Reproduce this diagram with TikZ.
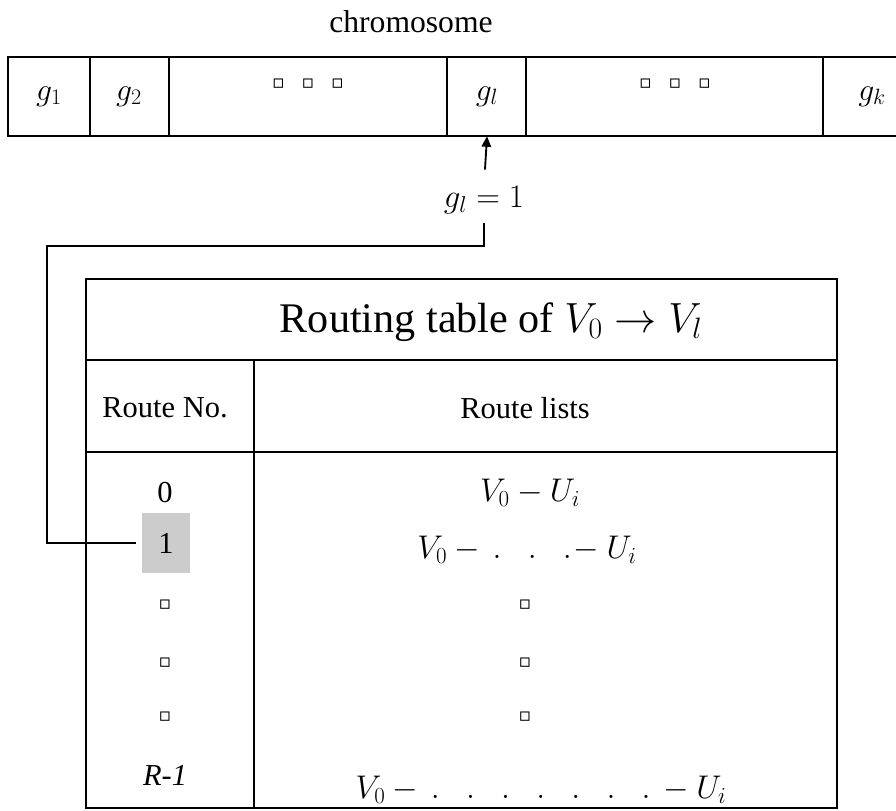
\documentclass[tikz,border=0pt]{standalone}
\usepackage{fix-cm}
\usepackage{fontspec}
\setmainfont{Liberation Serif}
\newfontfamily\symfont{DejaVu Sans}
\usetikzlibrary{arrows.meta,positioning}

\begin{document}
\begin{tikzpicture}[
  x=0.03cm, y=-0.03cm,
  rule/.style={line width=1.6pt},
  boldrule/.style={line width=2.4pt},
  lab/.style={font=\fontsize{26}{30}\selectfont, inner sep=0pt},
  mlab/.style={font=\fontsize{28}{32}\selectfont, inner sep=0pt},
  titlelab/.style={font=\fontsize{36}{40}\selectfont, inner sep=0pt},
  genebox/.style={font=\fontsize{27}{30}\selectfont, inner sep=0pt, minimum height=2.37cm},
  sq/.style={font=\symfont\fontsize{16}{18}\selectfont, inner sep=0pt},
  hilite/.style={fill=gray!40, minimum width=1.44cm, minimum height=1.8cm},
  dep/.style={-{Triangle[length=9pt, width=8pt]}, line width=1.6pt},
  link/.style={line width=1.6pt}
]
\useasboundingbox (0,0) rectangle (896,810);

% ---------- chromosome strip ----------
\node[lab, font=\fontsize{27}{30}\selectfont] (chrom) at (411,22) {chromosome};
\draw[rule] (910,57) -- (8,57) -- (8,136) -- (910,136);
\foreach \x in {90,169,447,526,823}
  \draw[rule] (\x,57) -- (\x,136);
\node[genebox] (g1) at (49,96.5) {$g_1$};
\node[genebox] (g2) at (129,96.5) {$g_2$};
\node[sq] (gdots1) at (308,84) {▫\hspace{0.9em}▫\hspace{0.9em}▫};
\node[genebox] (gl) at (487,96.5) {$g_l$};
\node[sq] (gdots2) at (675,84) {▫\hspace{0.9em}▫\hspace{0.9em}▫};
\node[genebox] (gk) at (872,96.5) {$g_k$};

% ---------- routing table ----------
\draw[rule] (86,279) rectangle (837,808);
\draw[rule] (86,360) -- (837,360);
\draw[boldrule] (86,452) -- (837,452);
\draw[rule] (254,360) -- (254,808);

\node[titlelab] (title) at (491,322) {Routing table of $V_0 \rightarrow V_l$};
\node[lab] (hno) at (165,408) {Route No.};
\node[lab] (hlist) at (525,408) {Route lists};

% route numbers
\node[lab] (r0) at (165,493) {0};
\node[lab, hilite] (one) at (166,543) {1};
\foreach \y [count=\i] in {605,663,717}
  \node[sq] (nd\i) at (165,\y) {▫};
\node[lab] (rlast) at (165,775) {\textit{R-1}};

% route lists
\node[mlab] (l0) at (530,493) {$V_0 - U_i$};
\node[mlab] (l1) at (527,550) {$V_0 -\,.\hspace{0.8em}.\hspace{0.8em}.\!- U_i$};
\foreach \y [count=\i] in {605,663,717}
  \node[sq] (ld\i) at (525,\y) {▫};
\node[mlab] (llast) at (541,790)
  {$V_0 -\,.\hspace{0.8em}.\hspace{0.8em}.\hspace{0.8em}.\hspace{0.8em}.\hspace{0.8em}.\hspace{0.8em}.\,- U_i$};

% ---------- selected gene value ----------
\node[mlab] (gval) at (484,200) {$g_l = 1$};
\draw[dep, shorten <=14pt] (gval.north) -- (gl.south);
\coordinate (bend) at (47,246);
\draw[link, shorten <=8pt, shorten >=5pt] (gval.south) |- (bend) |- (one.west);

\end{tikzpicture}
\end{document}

WHAT TO WORK ON.
Would you reproduce the lines above, from the very first through the line containing "(rlast) at (165,775)", exactly and without the pictures?

OUTPUT OF THE TASK.
Reproduce this diagram with TikZ.
\documentclass[tikz,border=0pt]{standalone}
\usepackage{fix-cm}
\usepackage{fontspec}
\setmainfont{Liberation Serif}
\newfontfamily\symfont{DejaVu Sans}
\usetikzlibrary{arrows.meta,positioning}

\begin{document}
\begin{tikzpicture}[
  x=0.03cm, y=-0.03cm,
  rule/.style={line width=1.6pt},
  boldrule/.style={line width=2.4pt},
  lab/.style={font=\fontsize{26}{30}\selectfont, inner sep=0pt},
  mlab/.style={font=\fontsize{28}{32}\selectfont, inner sep=0pt},
  titlelab/.style={font=\fontsize{36}{40}\selectfont, inner sep=0pt},
  genebox/.style={font=\fontsize{27}{30}\selectfont, inner sep=0pt, minimum height=2.37cm},
  sq/.style={font=\symfont\fontsize{16}{18}\selectfont, inner sep=0pt},
  hilite/.style={fill=gray!40, minimum width=1.44cm, minimum height=1.8cm},
  dep/.style={-{Triangle[length=9pt, width=8pt]}, line width=1.6pt},
  link/.style={line width=1.6pt}
]
\useasboundingbox (0,0) rectangle (896,810);

% ---------- chromosome strip ----------
\node[lab, font=\fontsize{27}{30}\selectfont] (chrom) at (411,22) {chromosome};
\draw[rule] (910,57) -- (8,57) -- (8,136) -- (910,136);
\foreach \x in {90,169,447,526,823}
  \draw[rule] (\x,57) -- (\x,136);
\node[genebox] (g1) at (49,96.5) {$g_1$};
\node[genebox] (g2) at (129,96.5) {$g_2$};
\node[sq] (gdots1) at (308,84) {▫\hspace{0.9em}▫\hspace{0.9em}▫};
\node[genebox] (gl) at (487,96.5) {$g_l$};
\node[sq] (gdots2) at (675,84) {▫\hspace{0.9em}▫\hspace{0.9em}▫};
\node[genebox] (gk) at (872,96.5) {$g_k$};

% ---------- routing table ----------
\draw[rule] (86,279) rectangle (837,808);
\draw[rule] (86,360) -- (837,360);
\draw[boldrule] (86,452) -- (837,452);
\draw[rule] (254,360) -- (254,808);

\node[titlelab] (title) at (491,322) {Routing table of $V_0 \rightarrow V_l$};
\node[lab] (hno) at (165,408) {Route No.};
\node[lab] (hlist) at (525,408) {Route lists};

% route numbers
\node[lab] (r0) at (165,493) {0};
\node[lab, hilite] (one) at (166,543) {1};
\foreach \y [count=\i] in {605,663,717}
  \node[sq] (nd\i) at (165,\y) {▫};
\node[lab] (rlast) at (165,775) {\textit{R-1}};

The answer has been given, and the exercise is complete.